“Public Good” provision in copyright legislation is the most talked about aspect in copyright scholarship and most neglected one in actual legislations. Copyright experts claim that “public good” provision, i.e. the general public’s access to the artifacts of knowledge and information is much more crucial for the creation of informed citizenry and facilitation of public education and welfare than the educators’ conditional access to epistemological artifacts provided by the ‘fair use’ provisions of existing copyright legislations. Existing copyright legislations, they argue, are the tools of capitalists constructed for the control and pursuit of wealth. Driven by ideology of individualism and a romantic notion of authorship, existing copyright laws are gate-keeping knowledge and information at the interest of a few while depriving the general public (primarily the poor ones from developing and underdeveloped countries) of information, knowledge, and entertainment.

In short, while the experts and public are advocating for a porous, flexible, and liberal copyright code, the copyright holders are pressing constantly for more insular/stricter laws.

Against this complex scenario, I conducted a survey of “public good” provisions in the domestic copyright legislations of four different countries: the USA, India, Sri Lanka and Nepal.
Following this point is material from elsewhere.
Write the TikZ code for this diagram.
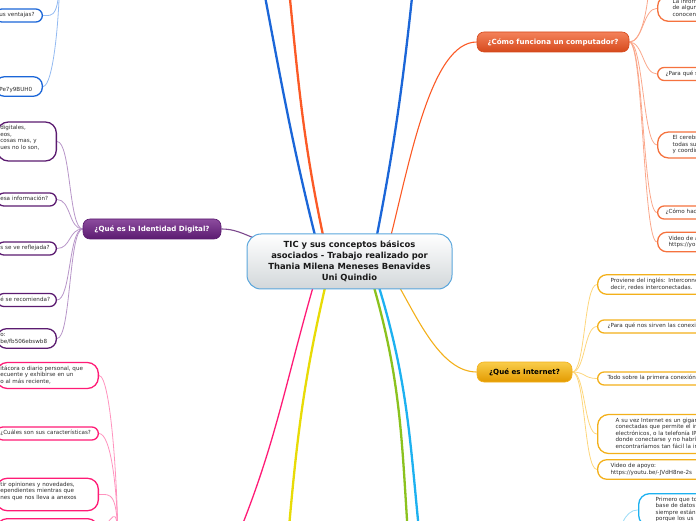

My central question in the survey was whether the “public good” provisions vary across the countries by their development status, with the US as a developed country and the other three as developing ones. The Berne Convention and other international treaties on copyright provide little space exclusively for developing and underdeveloped countries to include the clauses related to “public good” in their copyright legislations while the same privilege in a way is denied to developed countries. Have the developing/underdeveloped countries taken advantage of that provision and therefore have more “public good” provisions compared to the developed ones?

To determine the degree of “public good” across legislations, in my presentation,  I look at certain sections of the legislations like “Terms of Copyright”, “Fair Use” or “Limitations and Exceptions”, “Scope of Copyright”, “Offences and Penalties” and “Works Protected” where legislators could potentially allow general public access to artifacts of knowledge and information, thereby facilitating/generating “public good”. The more flexible these provisions, the more access of general public to knowledge and information and therefore more “public good”. Grounding my survey against a small corpus of recent scholarship on copyright that calls for free flow of information and public good provisions in legislations, I examine relevant legislations of all four countries in relation to one another. My study indicates that “public good” is the most ignored aspect in copyright legislations of all four countries irrespective of their development status. The differences in the provisions –be it copyright term or fair use—across countries are very negligible. In fact, none of the developing countries utilizes the space for “public good” provided by Berne Convention and other international treaties. Though Nepal and Sri Lanka have little flexible provisions which could promote “public good” to some extent, copyright legislations of these countries, in fact, are not much different from that of the USA. Computer software protection in India, for instance, is stricter than that even in the USA. Overall, the copyright laws in all four countries, as claimed by the copyright experts, appear to be the mechanisms instituted for gate-keeping knowledge and information. They are the constructs of those whose works have already been published or of corporate giants who have taken control of publication industries and want to make money by limiting public access to knowledge works and information.